Condensing the Universe
The Switch continued Nintendo’s trend of finding success within its own market, and has enjoyed those riches with the most third-party games of all its consoles. Many of those ports presented an uphill battle given the Switch’s limited processing power, but with No Man’s Sky the obstacles are a little larger. Despite those reservations, we have been given the full-Monty in either mobile or docked mode – intergalactic travel, endless planet discovery, and harvesting are all on the menu, as well as space stations, battles, and multiple modes all thanks to the recent Waypoint v4.0 update patch – bringing the Switch version in line with all other formats, including PC.
That is, aside from two key areas, which are both performance related. Multiplayer is possibly the biggest omission, but the game is largely played solo anyway so it’s not the worst thing to miss. The other is large settlements, which again is due to the same technical/performance constraints. As such, from a content perspective the team at Hello Games has miraculously condensed everything into this tiny form factor but avoided watering it down. As you would now expect though, that has come with some specific changes and reductions.
- World density is cut back compared to the PS4 version, which I am using as the baseline.
- Reduced detail on grass, flora and fauna, object polycount, texture variety, and resolution.
- Alpha effects such as grass, trees, and the resolution and quantity of them, along with particle effects all have a lower level than the PS4. This is not unexpected and is dependent on the planet you happen to be on, but the procedural engine likely has a draw and polycount range to work within, which is reduced on the Switch.
- LoD is one of the most noticeable. The game has object pop-in even on high-end PCs with the procedural creation engine powering it, which is identical here to all other versions, causing some of that. But on Switch the near-to-middle distance can often be devoid of any clutter or detail, with many planets relying on just the surface albedo layer for its identity. Pop-in is worse though with billboard sprites used very close to the camera and a much shorter range of alpha tested grass.

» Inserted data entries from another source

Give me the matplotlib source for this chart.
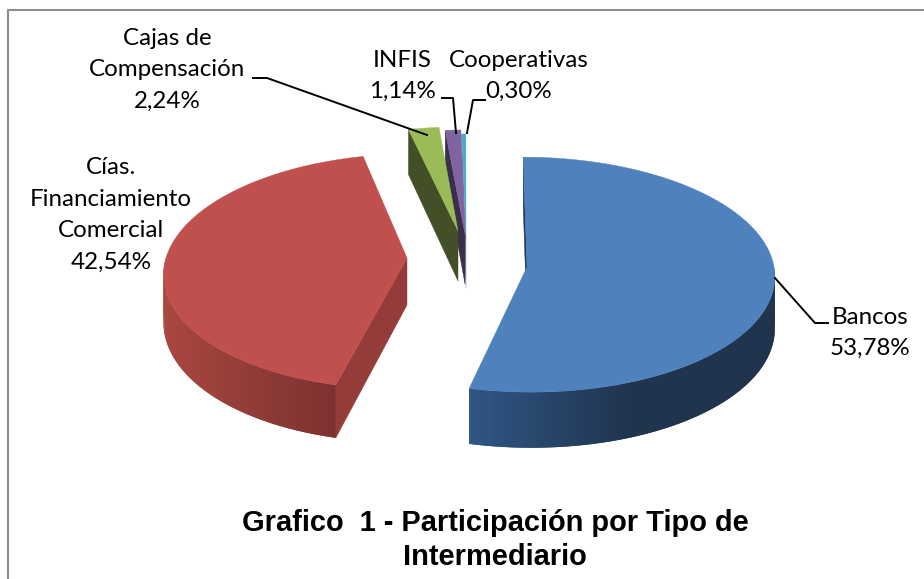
import numpy as np
import matplotlib
matplotlib.use("Agg")
import matplotlib.pyplot as plt
from matplotlib.colors import to_rgb

labels = ["Bancos\n53,78%", "Cías.\nFinanciamiento\nComercial\n42,54%", "Cajas de\nCompensación\n2,24%", "INFIS\n1,14%", "Cooperativas\n0,30%"]
values = [53.78, 42.54, 2.24, 1.14, 0.30]
top_colors = ["#4F81BD", "#C0504D", "#9BBB59", "#8064A2", "#4BACC6"]
cut_colors = ["#1F3552", "#943C3A", "#434F26", "#3B2E4B", "#8A7FA0"]
rim_start = ["#2F5684", "#A8473F", "#434F26", "#3B2E4B", "#8A7FA0"]
rim_end = ["#20344E", "#7A3030", "#434F26", "#3B2E4B", "#8A7FA0"]

# apex of each exploded slice on the picture
apex_x = [527, 407, 458, 465, 466]
apex_y = [267, 258, 231, 234, 238]
radius_x = [247, 241, 244, 244, 244]
radius_y = [117, 116, 116, 116, 116]
depth = [52, 47, 50, 50, 50]
persp = [0.065, 0.115, 0.115, 0.115, 0.115]
vanish_x = 465

fig = plt.figure(figsize=(9.24, 5.79), dpi=100)
ax = fig.add_axes([0, 0, 1, 1])
ax.set_xlim(0, 924)
ax.set_ylim(579, 0)
ax.axis("off")

edges = np.cumsum([0] + values) / 100 * 2 * np.pi


def project(i, theta, r=1.0):
    # slice coords to picture, x goes toward the vanishing line at the back
    X = r * np.sin(theta)
    Y = r * np.cos(theta)
    s = 1 / (1 + persp[i] * Y)
    x = vanish_x + (apex_x[i] - vanish_x + radius_x[i] * X) * s
    y = apex_y[i] - radius_y[i] * Y * s
    return x, y, s


def side_face(i, theta, color):
    x, y, s = project(i, theta)
    x0, y0, s0 = project(i, theta, 0.0)
    d = depth[i]
    ax.fill([x, x0, x0, x], [y, y0, y0 + d * s0, y + d * s], color=color, lw=0.3)


def top_face(i):
    t = np.linspace(edges[i], edges[i + 1], 120)
    x, y, s = project(i, t)
    x0, y0, s0 = project(i, 0.0, 0.0)
    ax.fill(np.r_[x0, x], np.r_[y0, y], color=top_colors[i], lw=0.3)


def rim(i, a, b, x_from, x_span):
    thetas = np.linspace(a, b, 80)
    c0 = np.array(to_rgb(rim_start[i]))
    c1 = np.array(to_rgb(rim_end[i]))
    d = depth[i]
    # each quad runs under the next one, no seams that way
    for k in range(len(thetas) - 1):
        t2 = thetas[k:k + 3]
        x, y, s = project(i, t2)
        tone = np.clip(abs(x[0] - x_from) / x_span, 0, 1)
        ax.fill(np.r_[x, x[::-1]], np.r_[y, (y + d * s)[::-1]], color=c0 + (c1 - c0) * tone, lw=0)


# back slices first
for i in [4, 3, 2]:
    side_face(i, edges[i], cut_colors[i])
    top_face(i)

# Cias
rim(1, 1.5 * np.pi, edges[1], 165, 175)
side_face(1, edges[1], cut_colors[1])
top_face(1)

# Bancos
side_face(0, edges[0], cut_colors[0])
rim(0, 0.5 * np.pi, edges[1], 472, 160)
top_face(0)

# leader lines
ax.plot([775, 815, 828], [278, 323, 323], color="black", lw=1.4)
ax.plot([253, 267, 427], [78, 78, 135], color="black", lw=1.4)
ax.plot([442, 453, 456], [98, 98, 133], color="black", lw=1.4)
ax.plot([485, 473, 467], [100, 100, 133], color="black", lw=1.4)

# data labels
font = {"family": "Lato", "size": 17.4, "ha": "center", "va": "center", "linespacing": 1.62}
ax.text(870, 333, labels[0], **font)
ax.text(111, 215, labels[1], **font)
ax.text(167, 70, labels[2], **font)
ax.text(402, 76, labels[3], **font)
ax.text(519, 76, labels[4], **font)

ax.text(495, 540, "Grafico  1 - Participación por Tipo de\nIntermediario", family="Liberation Sans",
        weight="bold", size=20.9, ha="center", va="center", linespacing=1.26)

# chart frame, no line on the right side
ax.plot([8, 8, 924], [579, 10, 10], color="#8C8C8C", lw=1.5)

fig.savefig("out.png", dpi=100)
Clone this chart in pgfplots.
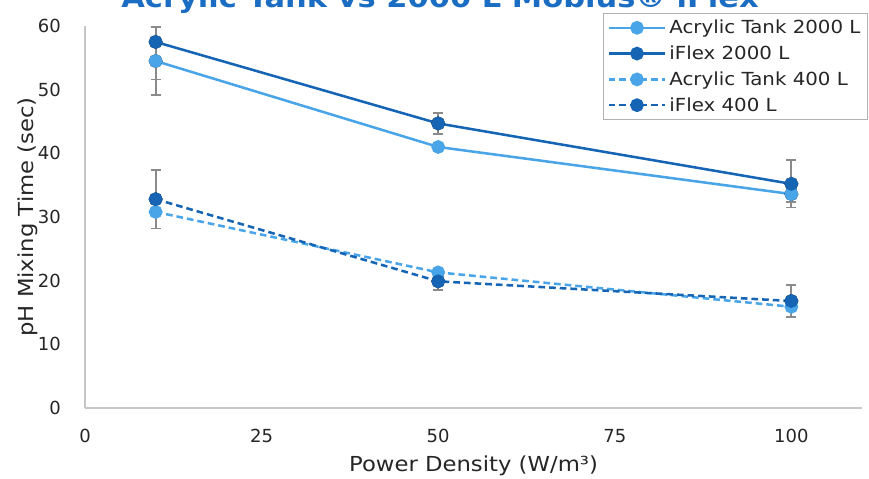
\documentclass[border=0pt]{standalone}
\usepackage{fontspec}
\setmainfont{DejaVu Sans}
\newfontfamily\wide{DejaVu Sans}[FakeStretch=1.1]
\usepackage{pgfplots}
\pgfplotsset{compat=1.18}
\definecolor{lightb}{HTML}{4AA5E8}
\definecolor{darkb}{HTML}{1565B4}
\definecolor{titleb}{HTML}{1A6DC2}
\definecolor{errg}{HTML}{8A8A8A}
\begin{document}
\begin{tikzpicture}
\useasboundingbox (0pt,0pt) rectangle (651.75pt,359.25pt);
\clip (0pt,0pt) rectangle (651.75pt,359.25pt);
\node[anchor=base, font=\wide\bfseries\fontsize{20.8}{22}\selectfont, text=titleb] at (330pt,353.5pt) {Acrylic Tank vs 2000 L Mobius® iFlex};
\begin{axis}[
  at={(63.75pt,53.25pt)}, anchor=south west,
  width=582.75pt, height=286.5pt, scale only axis,
  xmin=0, xmax=110, ymin=0, ymax=60,
  xtick={0,25,50,75,100}, ytick={0,10,...,60},
  axis x line*=bottom, axis y line*=left,
  axis line style={draw=gray!45, line width=1pt, -},
  major tick length=0pt,
  /pgf/number format/assume math mode=true,
  tick label style={font=\fontsize{13.5}{14}\selectfont, text=black!85, inner sep=0pt},
  yticklabel style={xshift=-18pt},
  xticklabel style={yshift=-16pt},
  label style={font=\wide\fontsize{15.5}{16}\selectfont, text=black!85},
  xlabel={Power Density (W/m³)},
  ylabel={pH Mixing Time (sec)},
  xlabel style={at={(axis description cs:0.5,-0.152)}, anchor=center},
  ylabel style={at={(axis description cs:-0.0734,0.5)}, anchor=center},
  legend style={at={(0.6667,1.034)}, anchor=north west, draw=gray!60, fill=white,
    font=\wide\fontsize{13.5}{15}\selectfont, text=black!85, inner xsep=3pt, inner ysep=3pt, row sep=3.6pt},
  legend cell align=left,
  legend image code/.code={\draw[mark repeat=2,mark phase=2,#1] plot coordinates {(0cm,0cm) (0.75cm,0cm) (1.5cm,0cm)};},
  every axis plot/.append style={line width=1.9pt, mark=*, mark size=4.2pt},
  clip=false,
]
% error bars (drawn first, behind)
\addplot[forget plot, only marks, mark=none,
  error bars/.cd, y dir=both, y explicit,
  error bar style={draw=errg, line width=1.4pt},
  error mark options={draw=errg, rotate=90, mark size=3.8pt, line width=1.4pt}]
  coordinates {
  (10,54.5) +- (0,5.3)
  (100,33.6) +- (0,1.2)
  (10,57.5) += (0,2.3) -= (0,5.9)
  (50,44.7) +- (0,1.6)
  (100,35.2) +- (0,3.7)
  (10,32.8) +- (0,4.6)
  (50,19.9) +- (0,1.4)
  (100,16.8) +- (0,2.5)
  };
\addplot[color=lightb, mark options={solid, fill=lightb}] coordinates {(10,54.5) (50,41.0) (100,33.6)};
\addlegendentry{Acrylic Tank 2000 L}
\addplot[color=darkb, mark options={solid, fill=darkb}] coordinates {(10,57.5) (50,44.7) (100,35.2)};
\addlegendentry{iFlex 2000 L}
\addplot[color=lightb, dash pattern=on 5pt off 3pt, mark options={solid, fill=lightb}] coordinates {(10,30.8) (50,21.3) (100,15.9)};
\addlegendentry{Acrylic Tank 400 L}
\addplot[color=darkb, dash pattern=on 5pt off 3pt, mark options={solid, fill=darkb}] coordinates {(10,32.8) (50,19.9) (100,16.8)};
\addlegendentry{iFlex 400 L}
\end{axis}
\end{tikzpicture}
\end{document}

- Lighting effects are reduced over PS4 as are many post effects, with the excellent per-object motion blur completely removed, a cheaper sprite-based bokeh depth of field used, and material layers and decals are cut back.
- Other reductions come when CPU and RAM reach a breaking point. At a very high level, the Switch has 50% less RAM and CPU cores than the PS4. CPU animation reductions cause half-rate updates unless characters are within feet of you. Sound quality is good but there does appear to be fewer samples and less processing used, and the variety of object sounds are reduced to a smaller subset.

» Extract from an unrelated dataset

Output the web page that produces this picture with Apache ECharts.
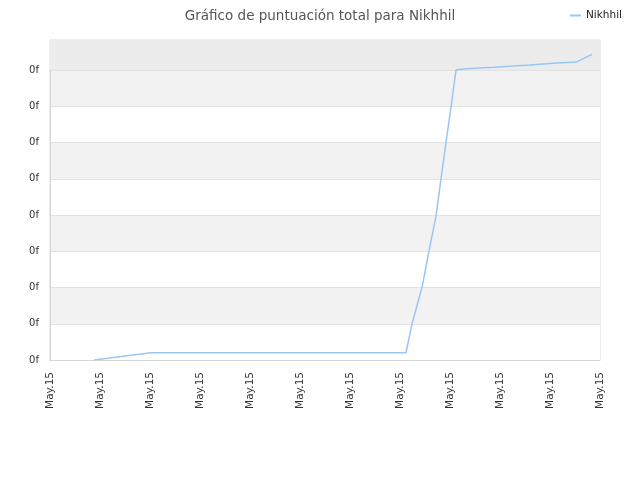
<!DOCTYPE html>
<html>
<head>
<meta charset="utf-8">
<script src="https://cdn.jsdelivr.net/npm/echarts@6/dist/echarts.min.js"></script>
<style>
  html, body { margin: 0; padding: 0; background: #fff; }
  #main { width: 640px; height: 480px; }
</style>
</head>
<body>
<div id="main"></div>
<script>
// datos (eje x: posicion temporal, eje y: puntuacion)
var xValues = [0.88, 2.02, 7.12, 7.24, 7.44, 7.56, 7.72, 7.82, 7.92, 8.02, 8.12, 8.28, 8.56, 8.88, 9.26, 9.6, 10.06, 10.52, 10.84];
var yValues = [0.0, 0.2, 0.2, 1.0, 2.0, 2.87, 3.97, 5.0, 6.0, 6.98, 8.0, 8.03, 8.06, 8.08, 8.11, 8.14, 8.19, 8.22, 8.43];
var xTickLabel = 'May.15';
var yTickLabel = '0f';
var seriesName = 'Nikhhil';

var points = xValues.map(function (x, i) { return [x, yValues[i]]; });

var myChart = echarts.init(document.getElementById('main'));
var option = {
  animation: false,
  title: {
    text: 'Gráfico de puntuación total para ' + seriesName,
    left: 'center',
    top: 4,
    textStyle: { fontFamily: 'DejaVu Sans', fontSize: 13.5, fontWeight: 'normal', color: '#555' }
  },
  legend: {
    data: [seriesName],
    right: 13,
    top: 5,
    icon: 'rect',
    itemWidth: 11,
    itemHeight: 2,
    itemGap: 5,
    textStyle: { fontFamily: 'DejaVu Sans', fontSize: 10.5, color: '#222' }
  },
  grid: {
    left: 50, right: 40, top: 40, bottom: 120,
    show: true,
    borderColor: '#dcdcdc',
    borderWidth: 1
  },
  xAxis: {
    type: 'value',
    min: 0,
    max: 11,
    interval: 1,
    axisLine: { show: true, lineStyle: { color: '#d6d6d6' } },
    axisTick: { show: false },
    splitLine: { show: false },
    axisLabel: {
      rotate: 90,
      margin: 12,
      fontFamily: 'DejaVu Sans',
      fontSize: 10.5,
      color: '#333',
      formatter: function () { return xTickLabel; }
    }
  },
  yAxis: {
    type: 'value',
    min: 0,
    max: 8.83,
    interval: 1,
    axisLine: { show: true, lineStyle: { color: '#d6d6d6' } },
    axisTick: { show: false },
    splitLine: { show: true, lineStyle: { color: '#e2e2e2' } },
    splitArea: { show: true, areaStyle: { color: ['#ffffff', '#f2f2f2'] } },
    axisLabel: {
      showMaxLabel: false,
      margin: 11,
      fontFamily: 'DejaVu Sans',
      fontSize: 10,
      color: '#333',
      formatter: function () { return yTickLabel; }
    }
  },
  series: [{
    name: seriesName,
    type: 'line',
    data: points,
    showSymbol: false,
    lineStyle: { color: '#99c7f3', width: 1.5 },
    itemStyle: { color: '#99c7f3' },
    markArea: {
      silent: true,
      itemStyle: { color: '#ececec' },
      data: [[{ yAxis: 8 }, { yAxis: 8.83 }]]
    }
  }]
};
myChart.setOption(option);
</script>
</body>
</html>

- Volumetrics and alpha are all at half-resolution output than the screen’s native buffer or lower.
It must be stressed that despite all of these areas, and likely even more, the game loses none of its wonder and charm. Volumetric clouds still cover the planet’s atmosphere, weather storms flood in and fill the screen, a full dynamic time of day and night cycle remains, and animals roam and are all still procedurally generated and animated, giving you the same randomised nature of each world no matter how many you find.
Ultimately the biggest visual marker that you are playing on Switch is when doing so on a large screen. The game’s resolution when docked is approximately 1120×630, with no AA, but a sharpening pass appears to be applied that cleans this up when stationary. DRS could be in use, but it appears to be a fixed resolution. The results are good but muddy and quite noisy depending on the scene’s construction. Leaving AA out of the post suite is often a choice with many Switch games, as leaving it out can gain back those vital ms for higher res or effects or both, at the expense of shimmer but resulting in a sharper IQ. It looks better on a smaller 1080p screen, and depending on the amount of sub-pixel elements such as grass on screen, the results can be great to noisy.
The Whole World in Your Hands
Surprisingly, handheld mode cuts back less than expected. Resolution cuts are the biggest, which can affect many aspects within the render. Shadow map quality is similar, but imposters can be used even closer instead of real geometry, and even then LoD levels are reduced across all depth tests, meaning object poly counts are lower and closer than when docked, as are texture maps and details. Much of the image reduction and perceived lower LoD is due to the resolution, which has been lowered a further 36% to an approximate 896×504 output.
In other words, the docked mode runs at 56% higher resolution than handheld mode. When you’re moving, though, the reductions are far less obvious, to the point that handheld mode is my preferred way to play this incredible adventure. It feels sufficiently epic and unique to still be enthralling to someone like myself who has played the game since its launch.
The Steam Deck version has much to thank for this, as it was after that update that the possibility of a Switch port was raised. The team expected to make cuts to the engine code, particularly related to procedural generation, but in the end they made it work with no changes.
Performance Testing
Performance is another area that could have been a problem, and in most sections played and tested, it holds a good delivery of that 30fps target. Some skips – again likely memory related from its double buffered engine – can cause 16, 33 and 50ms points, but often the frame time is at the perfect 33ms, though dips can and do occur. The mining tool is particularly impactful on performance across all versions, and here the Switch version gets just above the teens. With an endless supply of planets, it cannot be ruled out that some of those could also dip to these levels or lower, as can happen on the PS4 – albeit with significantly more power and visual load. That version can uncap its framerate in the menu to almost hit 60fps, likely CPU limited. Considering this game is demanding on the PS4 Jaguar CPU’s 7 cores, it’s a marathon on the 4 Arm cores of the Nintendo handheld. Often though the PS4 is comfortably at 30fps, which is where it can be capped, as the Switch version is, and performance can feel more consistent than the uncapped PS4 version. I still salute the choice offered, but the Switch is better for the cap.
Loading is one area that improves over the PS4, being approximately 22% faster at 1 minute 10 seconds versus 1 minute 29 seconds. Once you have loaded back into your save, the same seamless exploration and planet-to-planet, solar system-to-solar system experience is yours to enjoy.
Summary
The scale of this game and engine remains incredible, but it scales just as well across hardware. The scale of the planets is identical to on bigger machines, though the planets do lose some of the hustle and bustle that comes from the significant reductions in near proximity density. The visible bubble of pop-in around you is easier to notice, the details are smudged, the creatures and formations are constructed of lower triangle counts. But quickly all this is forgotten as the Switch delivers the essence at the heart of the team’s aims. The wonder of travel, of space, of adventure, and exploration. The intelligent sacrifices made by the team deliver an impressive version that scales well on 8-year-old mobile technology, yet still seems space age to me.